DIRECTIONS FOR THIS TASK. All lines from the one with "Emit a component" through the one with "500, interval: 100", and only those, are to be reproduced exactly, both ends included.

DATA FOR THE TASK.
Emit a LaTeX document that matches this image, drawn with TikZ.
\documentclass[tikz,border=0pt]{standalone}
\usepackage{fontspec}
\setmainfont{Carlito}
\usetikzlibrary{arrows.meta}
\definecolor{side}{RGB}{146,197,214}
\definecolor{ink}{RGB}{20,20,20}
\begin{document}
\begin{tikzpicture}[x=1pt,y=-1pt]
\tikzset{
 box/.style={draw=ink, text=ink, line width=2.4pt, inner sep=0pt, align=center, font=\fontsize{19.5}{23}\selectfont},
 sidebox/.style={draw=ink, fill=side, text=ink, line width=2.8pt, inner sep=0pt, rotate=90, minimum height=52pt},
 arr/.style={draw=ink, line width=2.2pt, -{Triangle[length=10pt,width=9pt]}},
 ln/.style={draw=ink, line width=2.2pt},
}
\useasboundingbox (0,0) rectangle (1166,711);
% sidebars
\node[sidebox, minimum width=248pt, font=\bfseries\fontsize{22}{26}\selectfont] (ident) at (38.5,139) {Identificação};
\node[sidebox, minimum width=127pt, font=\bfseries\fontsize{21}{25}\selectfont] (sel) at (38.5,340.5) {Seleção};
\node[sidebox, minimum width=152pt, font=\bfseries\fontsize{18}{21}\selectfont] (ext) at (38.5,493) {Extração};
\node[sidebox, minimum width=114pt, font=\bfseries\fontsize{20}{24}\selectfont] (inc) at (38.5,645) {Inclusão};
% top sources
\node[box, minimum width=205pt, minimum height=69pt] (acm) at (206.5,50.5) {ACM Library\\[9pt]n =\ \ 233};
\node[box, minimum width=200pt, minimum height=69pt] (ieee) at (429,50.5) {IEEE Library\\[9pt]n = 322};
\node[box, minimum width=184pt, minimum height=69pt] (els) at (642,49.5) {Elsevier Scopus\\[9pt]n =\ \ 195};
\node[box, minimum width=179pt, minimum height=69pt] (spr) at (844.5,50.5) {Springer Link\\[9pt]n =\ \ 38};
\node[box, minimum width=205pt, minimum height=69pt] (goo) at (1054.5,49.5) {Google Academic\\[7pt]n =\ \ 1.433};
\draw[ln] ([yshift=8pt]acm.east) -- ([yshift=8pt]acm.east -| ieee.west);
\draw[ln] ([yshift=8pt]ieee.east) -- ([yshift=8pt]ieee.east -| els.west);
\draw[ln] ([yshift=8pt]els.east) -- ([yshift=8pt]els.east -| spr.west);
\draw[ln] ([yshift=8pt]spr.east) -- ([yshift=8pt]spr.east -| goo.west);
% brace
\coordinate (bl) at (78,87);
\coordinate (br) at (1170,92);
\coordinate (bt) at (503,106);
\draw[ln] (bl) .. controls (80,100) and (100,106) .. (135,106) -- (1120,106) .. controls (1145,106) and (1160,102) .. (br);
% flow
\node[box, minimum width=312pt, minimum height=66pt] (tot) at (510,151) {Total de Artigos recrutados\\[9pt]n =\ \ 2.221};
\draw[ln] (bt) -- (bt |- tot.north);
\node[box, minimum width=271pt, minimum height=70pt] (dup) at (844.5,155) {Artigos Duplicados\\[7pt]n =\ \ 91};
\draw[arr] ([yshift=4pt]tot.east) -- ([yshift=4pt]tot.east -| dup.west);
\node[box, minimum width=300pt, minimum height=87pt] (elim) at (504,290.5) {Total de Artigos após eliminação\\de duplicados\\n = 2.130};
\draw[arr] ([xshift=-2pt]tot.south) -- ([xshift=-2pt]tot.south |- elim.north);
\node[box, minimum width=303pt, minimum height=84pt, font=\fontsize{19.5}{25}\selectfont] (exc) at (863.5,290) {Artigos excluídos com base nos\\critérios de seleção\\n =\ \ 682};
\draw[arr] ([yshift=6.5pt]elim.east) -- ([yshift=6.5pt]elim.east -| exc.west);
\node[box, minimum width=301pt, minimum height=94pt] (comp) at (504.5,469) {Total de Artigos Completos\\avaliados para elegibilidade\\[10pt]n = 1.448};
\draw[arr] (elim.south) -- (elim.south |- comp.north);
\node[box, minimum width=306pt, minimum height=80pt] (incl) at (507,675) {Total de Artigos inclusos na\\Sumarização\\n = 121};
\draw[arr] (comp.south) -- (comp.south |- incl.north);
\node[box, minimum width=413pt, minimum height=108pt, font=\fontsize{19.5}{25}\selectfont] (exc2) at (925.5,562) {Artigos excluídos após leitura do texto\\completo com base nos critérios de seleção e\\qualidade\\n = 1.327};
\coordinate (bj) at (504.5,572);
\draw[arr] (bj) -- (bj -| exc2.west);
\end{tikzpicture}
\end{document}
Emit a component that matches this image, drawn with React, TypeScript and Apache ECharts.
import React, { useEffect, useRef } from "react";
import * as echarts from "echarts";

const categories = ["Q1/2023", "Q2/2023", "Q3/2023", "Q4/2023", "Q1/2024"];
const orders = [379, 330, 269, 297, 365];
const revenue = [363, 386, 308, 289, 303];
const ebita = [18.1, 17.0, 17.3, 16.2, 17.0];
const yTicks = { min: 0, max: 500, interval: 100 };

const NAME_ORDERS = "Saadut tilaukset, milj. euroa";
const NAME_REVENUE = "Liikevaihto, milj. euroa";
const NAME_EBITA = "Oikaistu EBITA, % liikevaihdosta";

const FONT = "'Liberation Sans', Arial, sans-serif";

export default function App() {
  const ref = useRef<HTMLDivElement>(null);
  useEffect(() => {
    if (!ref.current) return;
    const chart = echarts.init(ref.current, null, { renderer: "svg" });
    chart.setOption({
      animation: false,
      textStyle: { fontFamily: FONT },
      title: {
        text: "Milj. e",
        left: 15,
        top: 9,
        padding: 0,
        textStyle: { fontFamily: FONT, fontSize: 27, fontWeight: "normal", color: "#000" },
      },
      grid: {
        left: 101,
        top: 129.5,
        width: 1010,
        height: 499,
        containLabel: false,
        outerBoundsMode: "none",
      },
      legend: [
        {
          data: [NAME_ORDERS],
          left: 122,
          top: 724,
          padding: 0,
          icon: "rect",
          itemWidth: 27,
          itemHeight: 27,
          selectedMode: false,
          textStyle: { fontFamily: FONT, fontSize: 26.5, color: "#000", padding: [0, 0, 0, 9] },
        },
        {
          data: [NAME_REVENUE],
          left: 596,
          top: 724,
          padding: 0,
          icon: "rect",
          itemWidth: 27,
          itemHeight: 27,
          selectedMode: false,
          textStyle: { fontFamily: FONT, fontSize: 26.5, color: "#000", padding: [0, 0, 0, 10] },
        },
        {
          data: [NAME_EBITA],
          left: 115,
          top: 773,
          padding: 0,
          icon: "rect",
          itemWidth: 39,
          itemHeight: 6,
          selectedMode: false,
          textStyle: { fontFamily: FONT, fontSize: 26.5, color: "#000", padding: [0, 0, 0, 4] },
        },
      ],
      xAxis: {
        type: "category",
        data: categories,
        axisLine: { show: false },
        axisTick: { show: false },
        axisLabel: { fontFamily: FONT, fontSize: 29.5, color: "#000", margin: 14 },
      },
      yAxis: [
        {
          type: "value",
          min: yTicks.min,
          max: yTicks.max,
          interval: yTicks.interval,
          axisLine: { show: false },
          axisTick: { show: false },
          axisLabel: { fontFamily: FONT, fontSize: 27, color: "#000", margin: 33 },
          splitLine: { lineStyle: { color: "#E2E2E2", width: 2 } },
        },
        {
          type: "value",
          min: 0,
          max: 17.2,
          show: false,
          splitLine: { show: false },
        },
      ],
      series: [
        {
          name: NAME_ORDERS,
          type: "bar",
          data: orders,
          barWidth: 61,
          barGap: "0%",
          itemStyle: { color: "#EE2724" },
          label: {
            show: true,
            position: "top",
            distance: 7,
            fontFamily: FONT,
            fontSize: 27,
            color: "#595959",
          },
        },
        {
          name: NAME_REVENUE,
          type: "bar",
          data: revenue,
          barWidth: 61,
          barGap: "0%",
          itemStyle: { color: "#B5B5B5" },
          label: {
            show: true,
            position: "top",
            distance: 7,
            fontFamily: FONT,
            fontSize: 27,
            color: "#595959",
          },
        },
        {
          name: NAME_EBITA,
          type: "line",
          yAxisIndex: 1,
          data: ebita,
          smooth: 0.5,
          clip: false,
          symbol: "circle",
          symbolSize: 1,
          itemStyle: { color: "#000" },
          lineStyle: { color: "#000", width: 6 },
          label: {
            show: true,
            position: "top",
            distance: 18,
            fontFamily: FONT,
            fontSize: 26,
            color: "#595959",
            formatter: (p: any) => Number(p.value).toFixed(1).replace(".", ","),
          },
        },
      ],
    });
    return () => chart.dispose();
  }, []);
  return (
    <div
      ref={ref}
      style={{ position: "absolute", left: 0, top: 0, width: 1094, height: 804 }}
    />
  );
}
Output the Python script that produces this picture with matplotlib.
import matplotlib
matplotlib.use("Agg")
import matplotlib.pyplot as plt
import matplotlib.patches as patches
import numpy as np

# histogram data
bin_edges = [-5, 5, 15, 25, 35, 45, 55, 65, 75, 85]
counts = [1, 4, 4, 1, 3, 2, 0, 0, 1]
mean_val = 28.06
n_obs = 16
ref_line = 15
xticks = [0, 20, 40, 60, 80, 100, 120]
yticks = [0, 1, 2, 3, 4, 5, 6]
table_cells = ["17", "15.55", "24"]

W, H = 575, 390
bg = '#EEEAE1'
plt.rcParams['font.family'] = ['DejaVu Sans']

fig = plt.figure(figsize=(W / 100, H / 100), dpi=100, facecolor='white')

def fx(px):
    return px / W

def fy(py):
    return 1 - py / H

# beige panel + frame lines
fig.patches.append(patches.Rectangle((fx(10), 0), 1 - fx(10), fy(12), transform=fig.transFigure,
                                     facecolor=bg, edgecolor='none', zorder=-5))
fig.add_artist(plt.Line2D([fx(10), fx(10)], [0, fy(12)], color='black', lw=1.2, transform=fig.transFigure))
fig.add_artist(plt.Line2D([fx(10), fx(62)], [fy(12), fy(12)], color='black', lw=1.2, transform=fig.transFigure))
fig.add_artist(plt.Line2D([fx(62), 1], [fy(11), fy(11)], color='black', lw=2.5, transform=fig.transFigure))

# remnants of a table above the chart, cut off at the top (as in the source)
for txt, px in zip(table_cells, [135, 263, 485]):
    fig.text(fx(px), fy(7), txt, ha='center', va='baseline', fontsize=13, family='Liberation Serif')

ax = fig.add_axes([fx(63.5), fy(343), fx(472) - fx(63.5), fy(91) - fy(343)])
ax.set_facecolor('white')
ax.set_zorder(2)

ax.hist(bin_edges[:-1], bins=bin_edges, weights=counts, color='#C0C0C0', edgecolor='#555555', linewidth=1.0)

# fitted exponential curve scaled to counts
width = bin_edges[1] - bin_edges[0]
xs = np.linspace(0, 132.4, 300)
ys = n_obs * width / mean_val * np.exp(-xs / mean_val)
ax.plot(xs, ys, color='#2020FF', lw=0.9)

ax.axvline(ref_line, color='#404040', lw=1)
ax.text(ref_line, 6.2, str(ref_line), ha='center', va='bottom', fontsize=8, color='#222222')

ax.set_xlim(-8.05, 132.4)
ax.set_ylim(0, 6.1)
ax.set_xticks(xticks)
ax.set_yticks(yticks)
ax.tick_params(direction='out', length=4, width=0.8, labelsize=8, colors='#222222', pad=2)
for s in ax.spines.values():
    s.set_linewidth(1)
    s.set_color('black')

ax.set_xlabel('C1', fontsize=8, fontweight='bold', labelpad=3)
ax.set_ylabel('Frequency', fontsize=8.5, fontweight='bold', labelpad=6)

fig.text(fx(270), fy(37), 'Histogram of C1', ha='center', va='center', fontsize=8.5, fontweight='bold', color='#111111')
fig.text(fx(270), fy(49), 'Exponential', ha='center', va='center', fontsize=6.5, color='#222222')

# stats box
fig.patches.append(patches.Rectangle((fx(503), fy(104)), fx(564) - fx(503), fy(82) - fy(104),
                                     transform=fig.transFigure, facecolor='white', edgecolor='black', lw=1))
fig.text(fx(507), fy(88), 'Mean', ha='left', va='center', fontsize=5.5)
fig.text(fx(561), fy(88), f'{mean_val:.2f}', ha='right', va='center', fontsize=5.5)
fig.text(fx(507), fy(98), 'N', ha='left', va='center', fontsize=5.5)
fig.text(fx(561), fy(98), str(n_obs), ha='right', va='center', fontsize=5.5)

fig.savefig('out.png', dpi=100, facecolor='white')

FULL OUTPUT.
Emit a component that matches this image, drawn with React, TypeScript and Apache ECharts.
import React, { useEffect, useRef } from "react";
import * as echarts from "echarts";

const categories = ["Q1/2023", "Q2/2023", "Q3/2023", "Q4/2023", "Q1/2024"];
const orders = [379, 330, 269, 297, 365];
const revenue = [363, 386, 308, 289, 303];
const ebita = [18.1, 17.0, 17.3, 16.2, 17.0];
const yTicks = { min: 0, max: 500, interval: 100 };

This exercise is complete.